ShellExecute() file in same directory

[nbgoku]

1.exe has the following code

ShellExecute(0, "open", "2.exe", NULL, NULL, SW_SHOWNORMAL);

1.exe and 2.exe are in the same directory

now this works cool only if i give the full path to 2.exe, but the thing is, the 2.exe is in the same directory as the .exe file im launching it from, so how do i code ShellExecute() to open 2.exe which is in the same directory without having to give the full path

 

[Cagliostro]

I guess something like:
".\\2.exe"

Ion Filipski

 

[ArkM]

Obtain caller's module path in 1.exe and build full path of 2.exe for ShellExecute():

char path[_MAX_PATH];
GetModuleFileName(0,path,sizeof path); // curr module path
char* p = strrchr(path,'\\'); // where exe name pos...
strcpy(p+1,"2.exe"); // Now pass path to ShellExecute...
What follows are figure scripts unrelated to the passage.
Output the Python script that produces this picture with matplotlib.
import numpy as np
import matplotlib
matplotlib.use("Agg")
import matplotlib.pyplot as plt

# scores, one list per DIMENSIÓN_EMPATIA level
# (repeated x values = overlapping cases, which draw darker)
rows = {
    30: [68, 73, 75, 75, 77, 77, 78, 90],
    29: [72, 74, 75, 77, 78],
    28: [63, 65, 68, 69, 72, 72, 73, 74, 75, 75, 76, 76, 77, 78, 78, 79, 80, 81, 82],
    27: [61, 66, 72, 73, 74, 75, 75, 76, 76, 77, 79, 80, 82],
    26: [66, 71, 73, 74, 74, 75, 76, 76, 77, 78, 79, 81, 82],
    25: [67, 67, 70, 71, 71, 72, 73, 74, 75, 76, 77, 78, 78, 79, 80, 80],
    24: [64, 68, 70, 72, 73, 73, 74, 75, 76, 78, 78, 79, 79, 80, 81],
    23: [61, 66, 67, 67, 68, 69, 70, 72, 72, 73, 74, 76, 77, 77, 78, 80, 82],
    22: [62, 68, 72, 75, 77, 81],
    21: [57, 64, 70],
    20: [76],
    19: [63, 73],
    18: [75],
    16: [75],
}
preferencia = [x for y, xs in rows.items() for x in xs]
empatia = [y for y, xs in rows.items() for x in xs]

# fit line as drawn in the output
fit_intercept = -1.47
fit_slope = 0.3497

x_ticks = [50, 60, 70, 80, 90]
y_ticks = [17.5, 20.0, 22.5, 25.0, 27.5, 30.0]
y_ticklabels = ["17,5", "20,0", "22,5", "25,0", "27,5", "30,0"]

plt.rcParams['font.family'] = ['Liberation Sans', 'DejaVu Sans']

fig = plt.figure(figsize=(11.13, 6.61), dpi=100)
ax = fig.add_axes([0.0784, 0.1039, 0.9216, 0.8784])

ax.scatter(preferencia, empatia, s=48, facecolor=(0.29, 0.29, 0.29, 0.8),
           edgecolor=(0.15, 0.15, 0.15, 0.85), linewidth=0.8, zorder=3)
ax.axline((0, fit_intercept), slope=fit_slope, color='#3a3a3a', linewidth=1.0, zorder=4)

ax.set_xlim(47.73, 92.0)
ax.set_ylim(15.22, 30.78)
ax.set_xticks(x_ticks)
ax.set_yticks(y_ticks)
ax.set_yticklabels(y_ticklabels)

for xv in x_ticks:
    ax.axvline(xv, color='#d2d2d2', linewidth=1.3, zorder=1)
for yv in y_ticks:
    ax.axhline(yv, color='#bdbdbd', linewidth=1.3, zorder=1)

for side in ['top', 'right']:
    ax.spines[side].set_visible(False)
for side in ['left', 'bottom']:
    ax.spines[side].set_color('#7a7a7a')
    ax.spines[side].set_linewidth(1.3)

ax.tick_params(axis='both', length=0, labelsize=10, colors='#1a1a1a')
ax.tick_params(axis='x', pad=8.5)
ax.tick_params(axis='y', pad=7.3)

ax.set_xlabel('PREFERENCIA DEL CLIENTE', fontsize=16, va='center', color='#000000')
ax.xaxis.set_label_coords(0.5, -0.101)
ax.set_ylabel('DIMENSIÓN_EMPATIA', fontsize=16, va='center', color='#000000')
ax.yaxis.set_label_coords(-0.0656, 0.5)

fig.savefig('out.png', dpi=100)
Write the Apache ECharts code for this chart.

Be careful: No errors checking in my snippet...
It seems using .\ is not robust method because of no guarntee that current dir is the same as module (1.exe) dir. It seems it is the main source of your problem...

 

[Zyrenthian]

If you have the files in your DEBUG/RELEASE directory and you execute the program from dev studio, you may see it looking at the project folder and NOT the debug/release directories. I have noticed this when running in debug.

Matt

 

[nbgoku]

sweet thanks yall!


im curious though, has does a person go about finding information like using .\\ to mean the same directory?